● **AVAILABLE DATA**

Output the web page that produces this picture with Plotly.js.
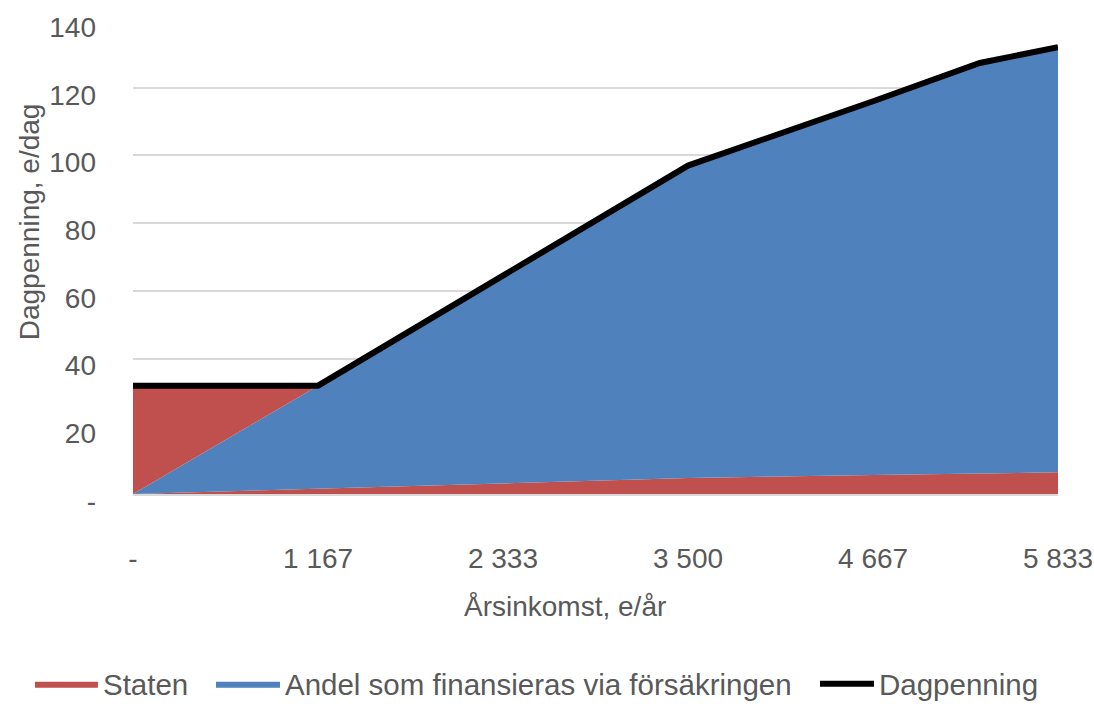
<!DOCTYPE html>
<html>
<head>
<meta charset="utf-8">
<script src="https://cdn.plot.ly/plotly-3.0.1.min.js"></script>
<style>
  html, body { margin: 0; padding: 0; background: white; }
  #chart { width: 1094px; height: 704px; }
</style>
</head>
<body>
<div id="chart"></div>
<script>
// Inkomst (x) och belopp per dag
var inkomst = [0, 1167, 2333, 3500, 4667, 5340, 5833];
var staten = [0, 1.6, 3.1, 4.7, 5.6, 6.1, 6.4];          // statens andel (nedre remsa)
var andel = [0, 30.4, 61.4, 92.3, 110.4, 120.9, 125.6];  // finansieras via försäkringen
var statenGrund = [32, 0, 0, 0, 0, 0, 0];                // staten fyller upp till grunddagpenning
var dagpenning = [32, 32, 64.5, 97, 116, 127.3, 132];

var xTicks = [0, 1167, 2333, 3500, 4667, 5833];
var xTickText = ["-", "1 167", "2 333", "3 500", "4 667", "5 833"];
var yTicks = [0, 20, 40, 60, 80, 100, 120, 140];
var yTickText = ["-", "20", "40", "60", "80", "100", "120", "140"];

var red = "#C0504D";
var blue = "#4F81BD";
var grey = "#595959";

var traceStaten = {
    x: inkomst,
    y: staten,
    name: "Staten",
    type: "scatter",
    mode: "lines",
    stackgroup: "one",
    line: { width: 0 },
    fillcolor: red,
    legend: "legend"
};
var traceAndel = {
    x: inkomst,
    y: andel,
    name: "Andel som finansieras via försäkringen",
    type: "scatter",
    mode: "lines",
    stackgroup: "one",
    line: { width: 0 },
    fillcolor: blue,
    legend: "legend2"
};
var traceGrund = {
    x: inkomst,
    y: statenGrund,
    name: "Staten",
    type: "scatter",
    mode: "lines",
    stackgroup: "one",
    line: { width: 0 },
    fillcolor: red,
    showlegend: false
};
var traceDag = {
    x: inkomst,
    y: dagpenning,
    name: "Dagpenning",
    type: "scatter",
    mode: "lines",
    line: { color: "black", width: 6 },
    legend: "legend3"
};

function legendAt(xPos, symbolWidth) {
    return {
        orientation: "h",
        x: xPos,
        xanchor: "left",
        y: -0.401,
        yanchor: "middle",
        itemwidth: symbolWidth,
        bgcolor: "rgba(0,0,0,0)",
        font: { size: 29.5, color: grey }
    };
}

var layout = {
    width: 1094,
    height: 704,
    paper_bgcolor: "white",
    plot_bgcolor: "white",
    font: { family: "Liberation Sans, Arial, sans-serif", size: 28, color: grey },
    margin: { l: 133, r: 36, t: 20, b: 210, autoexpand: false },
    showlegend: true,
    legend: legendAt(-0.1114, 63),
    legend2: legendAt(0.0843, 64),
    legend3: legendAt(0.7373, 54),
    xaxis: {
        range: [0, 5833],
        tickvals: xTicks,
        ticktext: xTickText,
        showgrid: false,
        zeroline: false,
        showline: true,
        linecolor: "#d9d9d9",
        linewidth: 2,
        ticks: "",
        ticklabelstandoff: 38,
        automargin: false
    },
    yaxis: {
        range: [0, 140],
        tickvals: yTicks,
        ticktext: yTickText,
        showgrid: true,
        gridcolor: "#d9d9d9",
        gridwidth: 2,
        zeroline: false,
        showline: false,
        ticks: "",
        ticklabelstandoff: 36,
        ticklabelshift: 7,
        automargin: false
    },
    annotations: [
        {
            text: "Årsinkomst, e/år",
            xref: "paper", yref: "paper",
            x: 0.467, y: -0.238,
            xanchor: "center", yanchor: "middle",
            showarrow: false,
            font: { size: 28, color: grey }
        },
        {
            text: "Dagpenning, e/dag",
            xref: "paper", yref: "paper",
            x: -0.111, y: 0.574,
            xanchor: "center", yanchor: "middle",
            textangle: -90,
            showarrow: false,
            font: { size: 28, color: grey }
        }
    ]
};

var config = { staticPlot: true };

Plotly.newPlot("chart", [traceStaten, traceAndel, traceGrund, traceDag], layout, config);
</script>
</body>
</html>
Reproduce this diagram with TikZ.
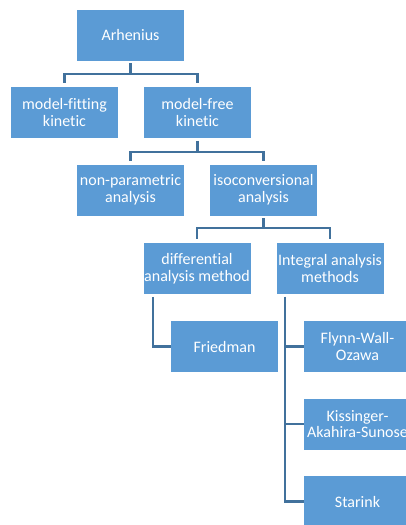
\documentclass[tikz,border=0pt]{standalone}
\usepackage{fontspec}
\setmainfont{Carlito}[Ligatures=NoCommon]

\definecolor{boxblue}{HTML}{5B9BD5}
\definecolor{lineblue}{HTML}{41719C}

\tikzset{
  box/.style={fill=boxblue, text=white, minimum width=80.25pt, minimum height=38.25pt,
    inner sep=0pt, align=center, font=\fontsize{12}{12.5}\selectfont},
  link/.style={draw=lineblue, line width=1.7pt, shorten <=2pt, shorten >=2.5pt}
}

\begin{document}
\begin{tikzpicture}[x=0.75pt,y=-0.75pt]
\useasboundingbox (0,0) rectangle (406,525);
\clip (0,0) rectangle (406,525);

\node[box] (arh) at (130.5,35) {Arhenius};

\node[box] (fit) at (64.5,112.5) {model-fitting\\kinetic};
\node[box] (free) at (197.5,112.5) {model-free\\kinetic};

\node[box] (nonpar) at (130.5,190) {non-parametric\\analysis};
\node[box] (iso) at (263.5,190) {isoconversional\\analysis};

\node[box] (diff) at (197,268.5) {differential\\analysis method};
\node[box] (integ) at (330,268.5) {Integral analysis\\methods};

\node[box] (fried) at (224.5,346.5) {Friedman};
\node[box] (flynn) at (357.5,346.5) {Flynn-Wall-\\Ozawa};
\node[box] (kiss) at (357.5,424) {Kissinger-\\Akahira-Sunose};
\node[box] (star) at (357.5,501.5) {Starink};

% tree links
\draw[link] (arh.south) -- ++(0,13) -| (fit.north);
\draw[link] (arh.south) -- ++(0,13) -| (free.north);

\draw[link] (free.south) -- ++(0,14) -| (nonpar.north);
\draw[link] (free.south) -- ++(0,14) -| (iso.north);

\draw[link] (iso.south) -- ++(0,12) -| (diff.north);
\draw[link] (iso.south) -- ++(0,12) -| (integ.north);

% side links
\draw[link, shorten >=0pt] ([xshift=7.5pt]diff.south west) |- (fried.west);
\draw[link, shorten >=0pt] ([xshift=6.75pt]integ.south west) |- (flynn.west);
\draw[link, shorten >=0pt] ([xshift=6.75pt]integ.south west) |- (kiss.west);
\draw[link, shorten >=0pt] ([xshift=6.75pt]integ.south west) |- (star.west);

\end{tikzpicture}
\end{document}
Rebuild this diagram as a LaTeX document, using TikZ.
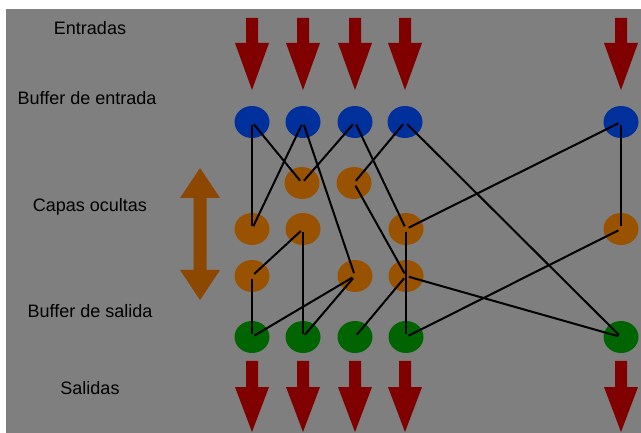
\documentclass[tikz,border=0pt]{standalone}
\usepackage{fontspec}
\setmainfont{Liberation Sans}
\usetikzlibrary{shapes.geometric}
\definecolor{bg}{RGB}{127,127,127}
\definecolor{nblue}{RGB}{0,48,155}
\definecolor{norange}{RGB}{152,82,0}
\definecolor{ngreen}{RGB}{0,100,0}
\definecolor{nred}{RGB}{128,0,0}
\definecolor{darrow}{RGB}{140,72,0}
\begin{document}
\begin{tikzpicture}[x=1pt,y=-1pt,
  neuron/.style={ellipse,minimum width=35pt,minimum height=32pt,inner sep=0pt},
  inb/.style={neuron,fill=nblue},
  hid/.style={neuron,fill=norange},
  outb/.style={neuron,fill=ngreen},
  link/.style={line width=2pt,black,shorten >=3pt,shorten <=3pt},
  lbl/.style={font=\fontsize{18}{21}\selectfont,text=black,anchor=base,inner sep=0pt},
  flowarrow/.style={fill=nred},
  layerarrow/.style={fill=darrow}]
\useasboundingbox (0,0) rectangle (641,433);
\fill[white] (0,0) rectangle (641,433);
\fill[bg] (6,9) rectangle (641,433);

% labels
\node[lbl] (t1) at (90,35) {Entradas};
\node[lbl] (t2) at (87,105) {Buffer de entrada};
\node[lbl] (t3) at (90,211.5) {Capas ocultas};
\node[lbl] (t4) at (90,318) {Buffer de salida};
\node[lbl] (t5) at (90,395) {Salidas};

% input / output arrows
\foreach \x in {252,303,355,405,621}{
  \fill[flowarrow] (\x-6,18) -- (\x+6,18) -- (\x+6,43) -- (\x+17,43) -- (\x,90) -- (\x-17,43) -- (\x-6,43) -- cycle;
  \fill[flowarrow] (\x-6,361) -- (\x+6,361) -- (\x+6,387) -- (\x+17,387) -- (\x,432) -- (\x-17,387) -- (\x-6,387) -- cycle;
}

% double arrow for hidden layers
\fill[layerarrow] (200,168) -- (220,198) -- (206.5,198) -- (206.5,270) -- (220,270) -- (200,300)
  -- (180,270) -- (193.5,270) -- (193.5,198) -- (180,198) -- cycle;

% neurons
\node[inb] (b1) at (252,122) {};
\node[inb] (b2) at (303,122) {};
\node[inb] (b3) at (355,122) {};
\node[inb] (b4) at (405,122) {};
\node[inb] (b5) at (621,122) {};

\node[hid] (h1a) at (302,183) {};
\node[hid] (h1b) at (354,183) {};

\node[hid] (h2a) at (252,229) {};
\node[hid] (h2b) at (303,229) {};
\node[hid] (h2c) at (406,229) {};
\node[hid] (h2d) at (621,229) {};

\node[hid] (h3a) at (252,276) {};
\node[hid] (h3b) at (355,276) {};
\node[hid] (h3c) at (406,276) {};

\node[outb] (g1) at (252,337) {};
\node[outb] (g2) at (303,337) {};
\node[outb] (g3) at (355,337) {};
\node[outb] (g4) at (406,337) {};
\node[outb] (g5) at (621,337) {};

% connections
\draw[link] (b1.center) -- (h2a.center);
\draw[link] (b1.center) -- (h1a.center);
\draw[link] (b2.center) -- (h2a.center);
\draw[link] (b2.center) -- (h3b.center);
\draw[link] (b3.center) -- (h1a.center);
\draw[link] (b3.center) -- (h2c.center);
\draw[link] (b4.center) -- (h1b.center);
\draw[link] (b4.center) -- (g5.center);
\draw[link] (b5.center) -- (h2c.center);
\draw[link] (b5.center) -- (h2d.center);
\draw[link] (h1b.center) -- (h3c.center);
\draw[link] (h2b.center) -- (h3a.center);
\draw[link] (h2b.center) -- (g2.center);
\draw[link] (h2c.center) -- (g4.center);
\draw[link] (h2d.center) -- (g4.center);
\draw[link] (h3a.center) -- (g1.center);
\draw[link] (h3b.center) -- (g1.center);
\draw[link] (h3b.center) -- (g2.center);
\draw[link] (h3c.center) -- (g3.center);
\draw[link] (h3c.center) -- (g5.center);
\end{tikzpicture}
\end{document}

● **PROBLEM DESCRIPTION**
Examine the records and pull out every line where the string "diagram" occurs.

● **FINISHED EXERCISE**
Reproduce this diagram with TikZ.
Rebuild this diagram as a LaTeX document, using TikZ.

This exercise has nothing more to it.